Here’s a twist: I’ve been reported as spam

Here’s a twist: I’ve been reported as spam

Idiots.

So I’ve written a couple posts on “moderate Islam” over the last couple days, and, as I tend to do, when an article on the topic appeared at the National Review’s Corner, I commented with a summary of my views and a link to the most recent post.  Some idiot — actually multiple idiots — accused me of spam because I had linked to my post, and, in fact, reported my comment as spam.

So far as I can tell, only this particular comment has been deleted; I don’t know if this “marks” me in some way as far as my Disqus account and ability to comment on Discus-configured comment sections.

But in reality, I think this was in response to the content of my post, which is, essentially, this:

It is foolish for us Westerners, or even Muslims themselves, to claim that fundamentalist Muslims are not “real Muslims.”  The theology of these Muslims is rooted in their texts, and they can point to long-established traditions for even such extreme claims as the rightness of enslaving women in the name of Islam.

They are “real Muslims,” like it or not.  It makes us stupid to assert otherwise, and our continual assertion doesn’t help in coming up with a way to solve the problem of the increasing power of extremist Islam.

So far, so good.  But I think what got me “flagged was spam” was this:  to assert that a “moderate Islam” is a similarly legitimate version of Islam.  In their view, Islam is wholly corrupt and irredeemable.

Which is just as much a dead end as the reverse.  You’re not going to convert Muslims, “moderate” or “fundamentalist,” to Christianity, or any other faith.  It’s not going to happen.  But maybe there is a chance that moderate Muslims could convert their extremist brethren to their faith.

And while I’ve questioned exactly what “moderate Islam” looks like, or whether it has a coherent theology or theological “governing body” in the same way as the various strands of Traditional Islam do, there is nothing to prevent it from existing.

I tried to compare this to the fact that some Christians take the Bible literally and others don’t, but this didn’t go anywhere except accusations of spam.  So let’s compare this to a different religion:

Before the eighteenth century, Judaism in Europe had followed the same set of ritual laws for millennia:  no work on the Sabbath, a complex set of practices around keeping Kosher, ritual purity laws, and so on.  It was unchanging — laws given by God through Moses and interpreted by ancient scholars.  This was what it meant to be a Jew; on this, sacred texts and scholars’ interpretations both agreed.

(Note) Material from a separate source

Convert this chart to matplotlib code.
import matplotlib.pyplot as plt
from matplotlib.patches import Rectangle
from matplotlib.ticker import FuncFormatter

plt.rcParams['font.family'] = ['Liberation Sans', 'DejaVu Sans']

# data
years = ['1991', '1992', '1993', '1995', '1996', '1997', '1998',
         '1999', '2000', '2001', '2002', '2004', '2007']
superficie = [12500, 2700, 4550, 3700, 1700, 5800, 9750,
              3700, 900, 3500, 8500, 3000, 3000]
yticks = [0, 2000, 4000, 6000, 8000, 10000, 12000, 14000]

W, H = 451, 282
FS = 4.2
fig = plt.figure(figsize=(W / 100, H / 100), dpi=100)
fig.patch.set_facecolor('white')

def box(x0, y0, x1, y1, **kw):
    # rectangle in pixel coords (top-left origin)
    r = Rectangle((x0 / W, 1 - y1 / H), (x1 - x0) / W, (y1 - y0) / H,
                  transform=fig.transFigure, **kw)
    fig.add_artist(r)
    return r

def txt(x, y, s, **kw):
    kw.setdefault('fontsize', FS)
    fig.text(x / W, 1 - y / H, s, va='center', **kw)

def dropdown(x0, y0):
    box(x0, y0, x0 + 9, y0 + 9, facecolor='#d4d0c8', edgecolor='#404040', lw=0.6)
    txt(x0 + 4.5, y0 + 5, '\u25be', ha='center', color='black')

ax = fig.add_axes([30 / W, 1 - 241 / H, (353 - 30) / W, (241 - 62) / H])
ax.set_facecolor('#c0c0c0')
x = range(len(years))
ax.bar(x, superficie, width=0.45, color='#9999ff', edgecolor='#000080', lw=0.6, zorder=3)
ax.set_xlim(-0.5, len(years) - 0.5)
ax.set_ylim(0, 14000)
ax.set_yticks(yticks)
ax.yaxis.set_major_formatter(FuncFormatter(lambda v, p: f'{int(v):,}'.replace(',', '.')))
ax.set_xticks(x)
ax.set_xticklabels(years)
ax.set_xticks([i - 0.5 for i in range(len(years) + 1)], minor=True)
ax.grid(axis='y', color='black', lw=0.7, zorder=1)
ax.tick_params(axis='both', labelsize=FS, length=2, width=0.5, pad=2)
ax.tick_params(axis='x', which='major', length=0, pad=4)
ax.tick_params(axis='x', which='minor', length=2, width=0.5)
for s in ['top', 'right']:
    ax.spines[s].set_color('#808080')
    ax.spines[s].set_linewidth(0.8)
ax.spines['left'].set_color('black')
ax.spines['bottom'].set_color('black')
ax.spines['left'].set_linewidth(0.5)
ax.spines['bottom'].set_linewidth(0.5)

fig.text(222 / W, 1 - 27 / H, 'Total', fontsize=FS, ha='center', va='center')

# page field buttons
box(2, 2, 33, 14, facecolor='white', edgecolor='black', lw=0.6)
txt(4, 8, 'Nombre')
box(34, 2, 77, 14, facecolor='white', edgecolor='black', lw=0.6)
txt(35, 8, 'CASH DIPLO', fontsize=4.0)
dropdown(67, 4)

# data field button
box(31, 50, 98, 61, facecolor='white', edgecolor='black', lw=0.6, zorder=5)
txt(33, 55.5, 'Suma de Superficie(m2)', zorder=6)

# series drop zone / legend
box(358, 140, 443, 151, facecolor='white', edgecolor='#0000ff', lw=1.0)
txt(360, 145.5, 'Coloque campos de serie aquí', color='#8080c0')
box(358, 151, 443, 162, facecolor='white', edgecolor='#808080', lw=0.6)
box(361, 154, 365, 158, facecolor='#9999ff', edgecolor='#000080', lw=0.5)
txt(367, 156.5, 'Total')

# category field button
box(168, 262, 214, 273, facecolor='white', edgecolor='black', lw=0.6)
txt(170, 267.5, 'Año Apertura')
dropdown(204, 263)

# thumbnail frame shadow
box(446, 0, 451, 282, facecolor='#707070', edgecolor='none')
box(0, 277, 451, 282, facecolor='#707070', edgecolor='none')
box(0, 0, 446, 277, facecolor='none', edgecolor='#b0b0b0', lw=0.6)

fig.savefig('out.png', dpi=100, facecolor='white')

Then, in the early 1800s in Germany, a new kind of Judaism arose:  reform Judaism.  (See here for the first hit in my google search.)  They abandoned these age-old practices — even going further, in these early days of reform Judaism, than is the case now, moving worship to Sundays, for example, and rejecting circumcision.

Would not a move to a “Reform Islam” — retaining only those scriptures and practices and theology which draw one closer to God and a more holy life — likewise be as genuinely Islam as Reform Judaism is Jewish?

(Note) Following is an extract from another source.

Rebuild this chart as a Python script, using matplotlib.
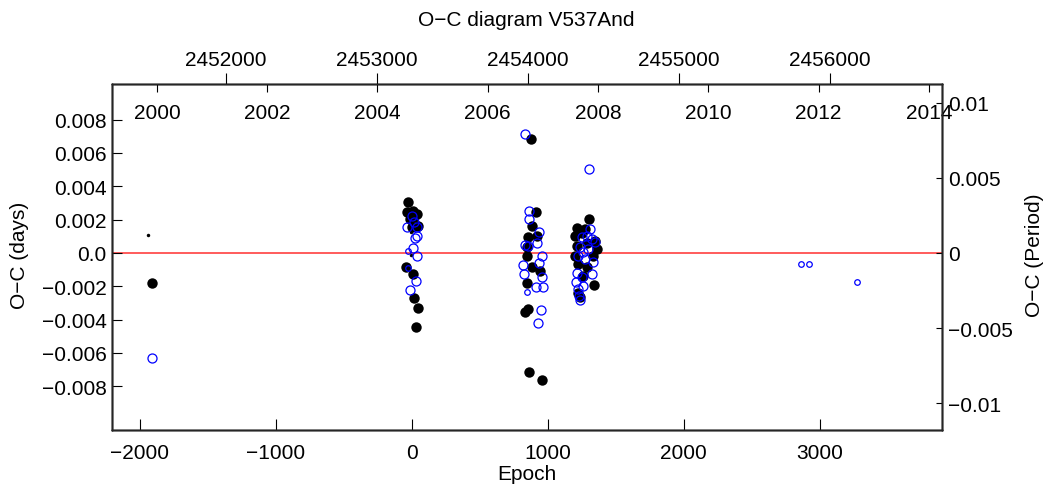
import matplotlib
matplotlib.use('Agg')
import matplotlib.pyplot as plt

plt.rcParams['font.family'] = ['Liberation Sans', 'DejaVu Sans']
plt.rcParams['font.size'] = 15

# linear ephemeris used for the JD / year axes
t0 = 2453232.0
period = 0.9013

# primary minima (black, filled)
prim_epoch = [-1907, -30, -37, 12, 37, 49, -12, 0, 20, -44, 7, 17, 49, 29,
              880, 911, 886, 857, 923, 845, 845, 882, 943, 845, 832, 857, 864, 960,
              1305, 1212, 1273, 1200, 1347, 1212, 1359, 1200, 1334, 1224, 1286,
              1261, 1342, 1224, 1237, 1290, 1250]
prim_oc = [-0.0018, 0.00308, 0.00244, 0.00254, 0.00234, 0.00164, 0.00204, 0.00154, 0.00214,
           -0.00086, -0.00126, -0.0027, -0.00332, -0.00446,
           0.00684, 0.00244, 0.0016, 0.00094, 0.00104, 0.00034, -0.00016, -0.00086,
           -0.00106, -0.00182, -0.00352, -0.00336, -0.00716, -0.00762,
           0.00204, 0.0015, 0.00144, 0.00104, 0.00074, 0.00044, 0.00024, -0.00016,
           -0.00016, -0.00066, -0.00086, -0.00136, -0.00192, -0.0024, -0.00266, 0.0006, 0.0012]

# primary minima with low weight (small dots)
prim_lw_epoch = [-1936, -7, -7]
prim_lw_oc = [0.00108, 0.00128, -0.00012]

# secondary minima (blue, open)
sec_epoch = [-1907, 4, 17, -37, 41, 37, 25, 12, 41, 31, -12,
             832, 862, 862, 938, 923, 832, 857, 955, 938, 820, 826, 955, 913, 967,
             948, 930,
             1305, 1310, 1249, 1322, 1286, 1347, 1237, 1298, 1261, 1224, 1334,
             1273, 1212, 1322, 1249, 1208, 1261, 1224, 1237, 1228]
sec_oc = [-0.0063, 0.00224, 0.00184, 0.00158, 0.00154, 0.00104, 0.00088, 0.00028,
          -0.00016, -0.00168, -0.00222,
          0.00714, 0.00254, 0.00204, 0.00128, 0.0006, 0.00048, 0.00044, -0.0002,
          -0.0006, -0.0007, -0.00126, -0.00142, -0.00202, -0.00202, -0.0034, -0.00422,
          0.00504, 0.00144, 0.00094, 0.00084, 0.00104, 0.00064, 0.00034, 0.00024,
          0.00004, -0.00016, -0.00056, -0.00036, -0.0012, -0.00126, -0.00146,
          -0.00176, -0.00196, -0.00216, -0.0028, -0.0026]

# secondary minima with low weight (small circles)
sec_lw_epoch = [-25, -25, 845, 2865, 2921, 3274]
sec_lw_oc = [0.0001, -0.0009, -0.00232, -0.00066, -0.00066, -0.00176]

xlim = (-2200, 3900)
ylim = (-0.01064, 0.01014)

epoch_ticks = [-2000, -1000, 0, 1000, 2000, 3000]
days_ticks = [-0.008, -0.006, -0.004, -0.002, 0.0, 0.002, 0.004, 0.006, 0.008]
days_labels = ['\u22120.008', '\u22120.006', '\u22120.004', '\u22120.002', '0.0',
               '0.002', '0.004', '0.006', '0.008']
phase_ticks = [-0.01, -0.005, 0, 0.005, 0.01]
phase_labels = ['\u22120.01', '\u22120.005', '0', '0.005', '0.01']
jd_ticks = [2452000, 2453000, 2454000, 2455000, 2456000]
years = [2000, 2002, 2004, 2006, 2008, 2010, 2012, 2014]

fig = plt.figure(figsize=(10.47, 4.89), dpi=100)
ax = fig.add_axes([0.1073, 0.118, 0.7927, 0.7082])

ax.axhline(0, color='#ff4040', lw=1.2, zorder=1)
ax.plot(prim_epoch, prim_oc, 'o', color='black', ms=7.5, mew=0, zorder=2)
ax.plot(prim_lw_epoch, prim_lw_oc, 'o', color='black', ms=2.5, mew=0, zorder=2)
ax.plot(sec_epoch, sec_oc, 'o', mfc='none', mec='blue', ms=6.5, mew=0.9, zorder=3)
ax.plot(sec_lw_epoch, sec_lw_oc, 'o', mfc='none', mec='blue', ms=4, mew=0.9, zorder=3)

ax.set_xlim(xlim)
ax.set_ylim(ylim)
ax.set_xticks(epoch_ticks)
ax.set_yticks(days_ticks)
ax.set_yticklabels(days_labels)
ax.tick_params(axis='x', direction='in', length=8, pad=9, top=False)
ax.tick_params(axis='y', direction='in', length=7, pad=4, right=False)

# right axis: O-C in units of the period
axr = ax.twinx()
axr.set_ylim(ylim[0] / period, ylim[1] / period)
axr.set_yticks(phase_ticks)
axr.set_yticklabels(phase_labels)
axr.tick_params(axis='y', direction='in', length=4, pad=4)

# top axis: Julian date
jd_lim = (t0 + period * xlim[0], t0 + period * xlim[1])
axj = ax.twiny()
axj.set_xlim(jd_lim)
axj.set_xticks(jd_ticks)
axj.set_xticklabels([str(j) for j in jd_ticks])
axj.tick_params(axis='x', direction='out', length=8, pad=3)

# calendar years, labels inside the frame
axy = ax.twiny()
axy.set_xlim(jd_lim)
axy.set_xticks([2451544.5 + (y - 2000) * 365.25 for y in years])
axy.set_xticklabels([str(y) for y in years])
axy.tick_params(axis='x', direction='in', length=6, pad=-27.5)

for a in (ax, axr, axj, axy):
    for s in a.spines.values():
        s.set_color('#262626')
        s.set_linewidth(1.0)

fig.text(0.503, 0.958, 'O\u2212C diagram V537And', ha='center', va='center')
fig.text(0.503, 0.030, 'Epoch', ha='center', va='center')
fig.text(0.019, 0.478, 'O\u2212C (days)', ha='center', va='center', rotation=90)
fig.text(0.988, 0.478, 'O\u2212C (Period)', ha='center', va='center', rotation=90)

fig.savefig('out.png', dpi=100)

Likewise — and here I’m really venturing into something I know nothing about — I have the impression that Hinduism has changed, too, that the multitude of Hindu gods and goddesses that were once worshipped as, in fact, a pantheon much like the Greek or Roman gods, are viewed by “modern Hindus” as all one God, about whom many stories have been told, and these different “gods” are viewed as different aspects of this one God.  But I may be completely wrong here.

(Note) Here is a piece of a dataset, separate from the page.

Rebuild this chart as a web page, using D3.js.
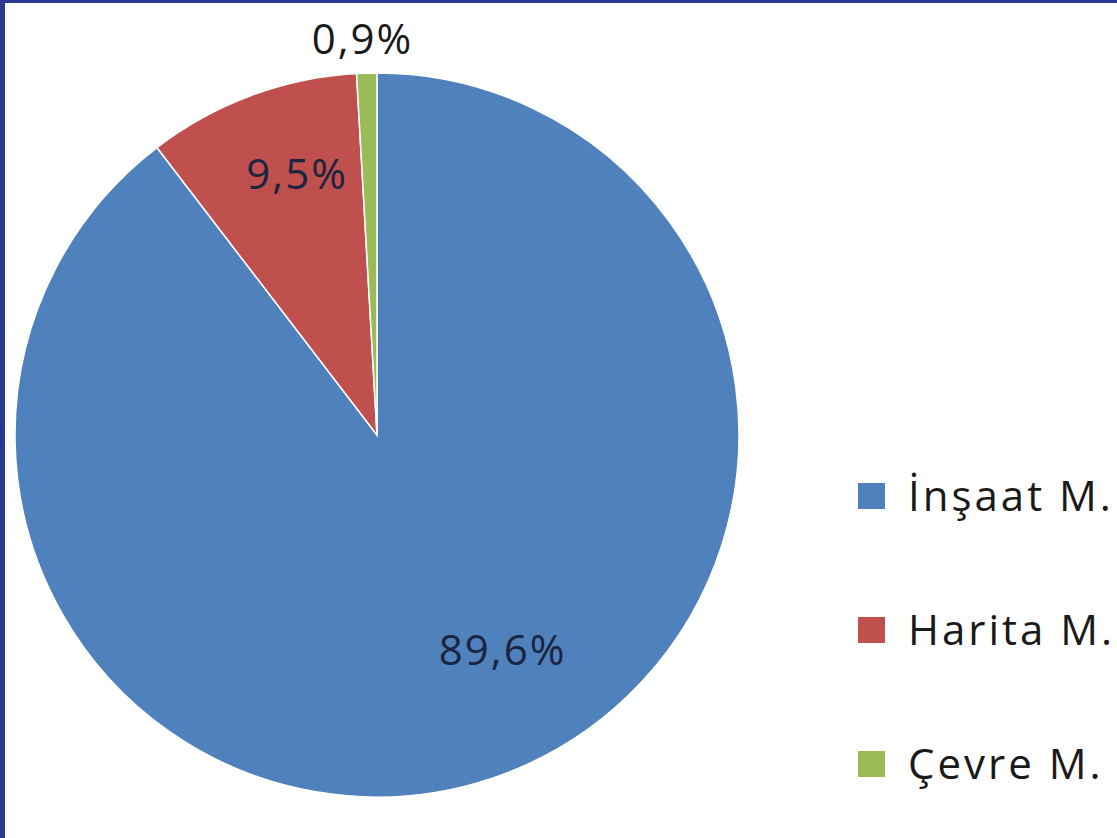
<!DOCTYPE html>
<html>
<head>
<meta charset="utf-8">
<script src="https://cdn.jsdelivr.net/npm/d3@7"></script>
<style>
  html, body { margin: 0; padding: 0; background: #2b3990; }
  svg { display: block; }
</style>
</head>
<body>
<svg id="chart" width="1117" height="838"></svg>
<script>
const categories = ["İnşaat M.", "Harita M.", "Çevre M."];
const values = [89.6, 9.5, 0.9];
const labels = ["89,6%", "9,5%", "0,9%"];
const colors = ["#4f81bd", "#c0504d", "#9bbb59"];

const svg = d3.select("#chart");
const W = 1117, H = 838;

// white panel inside dark blue frame
svg.append("rect").attr("x", 5).attr("y", 3).attr("width", W - 5).attr("height", H - 3).attr("fill", "#ffffff");

const cx = 377, cy = 435, R = 362;
const g = svg.append("g").attr("transform", `translate(${cx},${cy})`);

const pie = d3.pie().sort(null).value(d => d.v);
const data = categories.map((c, i) => ({ c, v: values[i], label: labels[i], color: colors[i] }));
const arcs = pie(data);
const arc = d3.arc().innerRadius(0).outerRadius(R);

g.selectAll("path.slice").data(arcs).enter().append("path")
  .attr("class", "slice")
  .attr("d", arc)
  .attr("fill", d => d.data.color)
  .attr("stroke", "#ffffff")
  .attr("stroke-width", 1.5);

// label placement (layout): radius factor and angle offset relative to slice mid-angle
const labelLayout = [
  { rf: 0.70, da: -11 },
  { rf: 0.74, da: 3 },
  { rf: 1.08, da: -0.5 }
];

g.selectAll("text.lbl").data(arcs).enter().append("text")
  .attr("class", "lbl")
  .attr("transform", (d, i) => {
    const mid = (d.startAngle + d.endAngle) / 2 + labelLayout[i].da * Math.PI / 180;
    const r = R * labelLayout[i].rf;
    return `translate(${Math.sin(mid) * r},${-Math.cos(mid) * r})`;
  })
  .attr("text-anchor", "middle")
  .attr("dy", "0.24em")
  .attr("font-family", "'Open Sans', 'DejaVu Sans', sans-serif")
  .attr("font-size", 42)
  .attr("letter-spacing", 2)
  .attr("fill", (d, i) => i === 2 ? "#1a1a1a" : "#1b2440")
  .text(d => d.data.label);

// legend
const legend = svg.append("g").attr("transform", "translate(858,0)");
const ly = d3.scalePoint().domain(categories).range([496, 764]);
const items = legend.selectAll("g.item").data(data).enter().append("g")
  .attr("class", "item")
  .attr("transform", d => `translate(0,${ly(d.c)})`);
items.append("rect")
  .attr("x", 0).attr("y", -13).attr("width", 27).attr("height", 26)
  .attr("fill", d => d.color);
items.append("text")
  .attr("x", 50).attr("y", 0).attr("dy", "0.36em")
  .attr("font-family", "'Open Sans', 'DejaVu Sans', sans-serif")
  .attr("font-size", 42)
  .attr("letter-spacing", 3)
  .attr("fill", "#1a1a1a")
  .text(d => d.c);
</script>
</body>
</html>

In any event, I was supposed to be spending my free time this weekend writing up some commentary on items I’d come across recently regarding retirement.  But that’s the thing about blogging:  it offers a platform for writing out your ideas — but, absent a significant uptick in readership, often leaves me frustrated that I can’t get some idea or another of mine truly “out there” into the wider world and get people to respond.

So that’s that; time to move on.

UPDATE:  I am, indeed, well and truly blocked from commenting at NRO now!